◆ The exercise: Can you output the material exactly as written, minus any pictures it holds?
======== Given information ========
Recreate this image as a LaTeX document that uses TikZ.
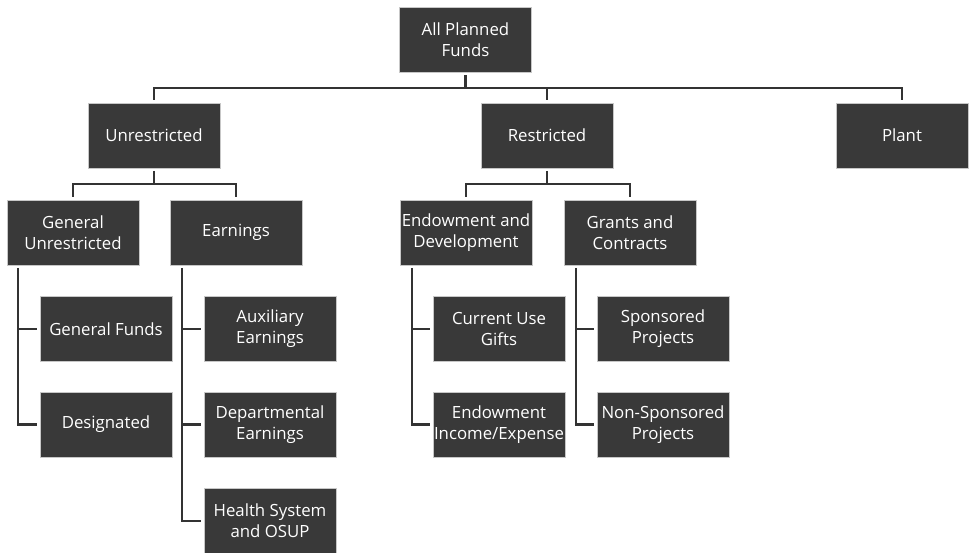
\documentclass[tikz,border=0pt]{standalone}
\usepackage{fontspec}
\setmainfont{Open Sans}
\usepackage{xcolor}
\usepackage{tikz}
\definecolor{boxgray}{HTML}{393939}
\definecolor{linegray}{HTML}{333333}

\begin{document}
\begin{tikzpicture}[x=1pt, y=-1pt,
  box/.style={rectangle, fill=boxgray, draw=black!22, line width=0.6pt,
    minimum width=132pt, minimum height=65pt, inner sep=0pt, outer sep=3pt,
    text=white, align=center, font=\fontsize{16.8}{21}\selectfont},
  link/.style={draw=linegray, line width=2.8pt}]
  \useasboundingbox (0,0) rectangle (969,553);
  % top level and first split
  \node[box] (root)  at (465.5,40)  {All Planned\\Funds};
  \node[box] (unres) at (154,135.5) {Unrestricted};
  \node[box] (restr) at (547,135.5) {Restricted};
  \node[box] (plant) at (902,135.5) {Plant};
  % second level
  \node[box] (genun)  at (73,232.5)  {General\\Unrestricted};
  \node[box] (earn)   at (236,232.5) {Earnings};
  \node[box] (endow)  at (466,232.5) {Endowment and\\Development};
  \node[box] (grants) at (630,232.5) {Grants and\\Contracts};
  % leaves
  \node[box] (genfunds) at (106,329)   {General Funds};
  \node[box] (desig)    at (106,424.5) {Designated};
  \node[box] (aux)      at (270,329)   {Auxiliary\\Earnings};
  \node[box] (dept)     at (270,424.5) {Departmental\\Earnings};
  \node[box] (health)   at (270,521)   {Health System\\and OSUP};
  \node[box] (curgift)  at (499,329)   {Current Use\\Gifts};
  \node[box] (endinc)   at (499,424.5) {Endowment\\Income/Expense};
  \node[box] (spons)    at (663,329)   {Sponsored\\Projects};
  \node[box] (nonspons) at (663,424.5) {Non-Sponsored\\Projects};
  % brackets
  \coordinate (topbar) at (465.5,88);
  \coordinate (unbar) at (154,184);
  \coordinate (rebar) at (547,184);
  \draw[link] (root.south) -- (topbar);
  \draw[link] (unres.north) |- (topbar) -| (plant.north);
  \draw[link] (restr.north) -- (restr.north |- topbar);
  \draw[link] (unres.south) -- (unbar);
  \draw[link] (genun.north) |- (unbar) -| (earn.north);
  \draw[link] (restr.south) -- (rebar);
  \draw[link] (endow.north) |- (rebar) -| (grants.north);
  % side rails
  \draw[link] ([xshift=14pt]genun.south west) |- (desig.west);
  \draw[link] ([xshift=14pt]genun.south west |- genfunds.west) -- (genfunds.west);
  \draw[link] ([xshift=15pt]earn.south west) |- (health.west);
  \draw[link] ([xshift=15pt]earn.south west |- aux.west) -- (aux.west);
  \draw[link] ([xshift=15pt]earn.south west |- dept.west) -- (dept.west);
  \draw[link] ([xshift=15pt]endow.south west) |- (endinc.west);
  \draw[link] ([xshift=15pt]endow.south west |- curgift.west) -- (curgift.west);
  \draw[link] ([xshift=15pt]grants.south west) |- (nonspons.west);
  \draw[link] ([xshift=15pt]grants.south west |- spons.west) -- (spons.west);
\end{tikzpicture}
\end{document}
========
◆ Full solution:
Recreate this image as a LaTeX document that uses TikZ.
\documentclass[tikz,border=0pt]{standalone}
\usepackage{fontspec}
\setmainfont{Open Sans}
\usepackage{xcolor}
\usepackage{tikz}
\definecolor{boxgray}{HTML}{393939}
\definecolor{linegray}{HTML}{333333}

\begin{document}
\begin{tikzpicture}[x=1pt, y=-1pt,
  box/.style={rectangle, fill=boxgray, draw=black!22, line width=0.6pt,
    minimum width=132pt, minimum height=65pt, inner sep=0pt, outer sep=3pt,
    text=white, align=center, font=\fontsize{16.8}{21}\selectfont},
  link/.style={draw=linegray, line width=2.8pt}]
  \useasboundingbox (0,0) rectangle (969,553);
  % top level and first split
  \node[box] (root)  at (465.5,40)  {All Planned\\Funds};
  \node[box] (unres) at (154,135.5) {Unrestricted};
  \node[box] (restr) at (547,135.5) {Restricted};
  \node[box] (plant) at (902,135.5) {Plant};
  % second level
  \node[box] (genun)  at (73,232.5)  {General\\Unrestricted};
  \node[box] (earn)   at (236,232.5) {Earnings};
  \node[box] (endow)  at (466,232.5) {Endowment and\\Development};
  \node[box] (grants) at (630,232.5) {Grants and\\Contracts};
  % leaves
  \node[box] (genfunds) at (106,329)   {General Funds};
  \node[box] (desig)    at (106,424.5) {Designated};
  \node[box] (aux)      at (270,329)   {Auxiliary\\Earnings};
  \node[box] (dept)     at (270,424.5) {Departmental\\Earnings};
  \node[box] (health)   at (270,521)   {Health System\\and OSUP};
  \node[box] (curgift)  at (499,329)   {Current Use\\Gifts};
  \node[box] (endinc)   at (499,424.5) {Endowment\\Income/Expense};
  \node[box] (spons)    at (663,329)   {Sponsored\\Projects};
  \node[box] (nonspons) at (663,424.5) {Non-Sponsored\\Projects};
  % brackets
  \coordinate (topbar) at (465.5,88);
  \coordinate (unbar) at (154,184);
  \coordinate (rebar) at (547,184);
  \draw[link] (root.south) -- (topbar);
  \draw[link] (unres.north) |- (topbar) -| (plant.north);
  \draw[link] (restr.north) -- (restr.north |- topbar);
  \draw[link] (unres.south) -- (unbar);
  \draw[link] (genun.north) |- (unbar) -| (earn.north);
  \draw[link] (restr.south) -- (rebar);
  \draw[link] (endow.north) |- (rebar) -| (grants.north);
  % side rails
  \draw[link] ([xshift=14pt]genun.south west) |- (desig.west);
  \draw[link] ([xshift=14pt]genun.south west |- genfunds.west) -- (genfunds.west);
  \draw[link] ([xshift=15pt]earn.south west) |- (health.west);
  \draw[link] ([xshift=15pt]earn.south west |- aux.west) -- (aux.west);
  \draw[link] ([xshift=15pt]earn.south west |- dept.west) -- (dept.west);
  \draw[link] ([xshift=15pt]endow.south west) |- (endinc.west);
  \draw[link] ([xshift=15pt]endow.south west |- curgift.west) -- (curgift.west);
  \draw[link] ([xshift=15pt]grants.south west) |- (nonspons.west);
  \draw[link] ([xshift=15pt]grants.south west |- spons.west) -- (spons.west);
\end{tikzpicture}
\end{document}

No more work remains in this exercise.